Books Read

The White Tiger

The White TigerThe White Tiger by Aravind Adiga
Published: 2008
Length: 276 pages

I picked this up on a whim at the used book sale last month. I hadn’t really heard anything about it, but it did win the 2008 Man Booker Prize, so I thought I’d take a chance on it. I’m glad I did, because this was a great little book.

Like eunuchs discussing the Kama Sutra, the voters discuss the elections in Laxmangarh.

Adiga’s debut novel follows a young Indian boy named Balram Halwai, born the son of a rickshaw puller in Laxmangarh, as he sheds his caste and life of servitude to eventually become a Bangalore entrepreneur. He spends most of the novel as a driver for a rich landlord in New Delhi, where he experiences firsthand the corrupt government and the immense gap between rich and poor, something that is very evident as the two classes live closely together.

It’s heavily focused on that social divide, which is not a cheerful subject, but this novel can be very darkly funny at times. It’s written as a letter to a visiting Chinese Premier, as Balram tells his story as a way to explain Indian entrepreneurship. He narrates his own story, and it’s his voice that really made this novel for me. It so full of energy that it really made his tale feel personal, almost uncomfortably so, like you shouldn’t be reading it. I really loved how this was written.

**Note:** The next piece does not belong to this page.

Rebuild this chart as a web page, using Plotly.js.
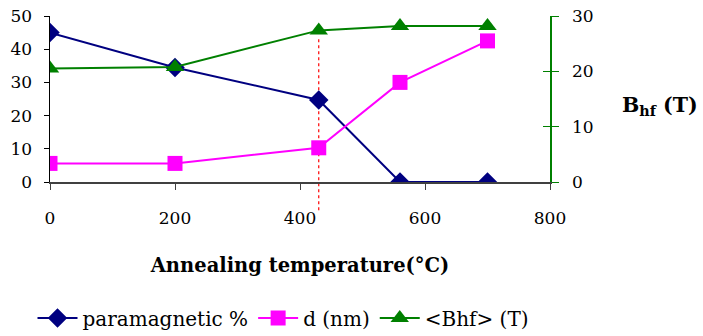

As the fire ate away the silk, a pale foot jerked out, like a living thing; the toes, which were melting in the heat, began to curl up, offering resistance to what was being done to them. Kusum shoved the foot into the fire, but it would not burn. My heart began to race. My mother wasn’t going to let them destroy her.

I haven’t read much fiction taking place in India, particularly by Indian authors, so that was a refreshing change. His decision to focus on the darker segment of Indian society, literally what he describes as The Darkness, impoverished rural India, was also a change from the often romanticized view exposed to the west. He shows a country where relatively few rich men have tamed the rest of society, where people are born into servitude and often live that life without question, despite being every bit as intelligent and capable as their masters. This is a novel about a man who does question that system and wants to leave behind The Darkness.

The dreams of the rich, and the dreams of the poor—they never overlap, do they?

See, the poor dream all their lives of getting enough to eat and looking like the rich. And what do the rich dream of?

Losing weight and looking like the poor.

It’s hard to tell how true to life Adiga’s picture of Indian is, as someone with very little knowledge of the country, but it was a compelling read. The caste system, which apparently began as a classification based on occupation and eventually morphed into restrictive categorisation at birth, is something I’d like to read more about and understand a bit better. It played a large role in the background of this novel and formed the basis of the plot and motivation, but it didn’t really go into detail.

I really enjoyed this and look forward to reading more from Aravind Adiga.

2 Comments

  • Ruthiella

    I am glad you also liked this book! I too just loved the writing in it. The narrator is so endearing, even when he does terrible things.

    I have read Adiga’s follow up novel The Man in the Tower, which was good, but it didn’t carry me away the way The White Tiger did.

    • Rob

      Balram has such a unique voice that I could see it being difficult to pull off a follow-up novel with the same kind of energy. I’ll definitely be picking that up at some point, though.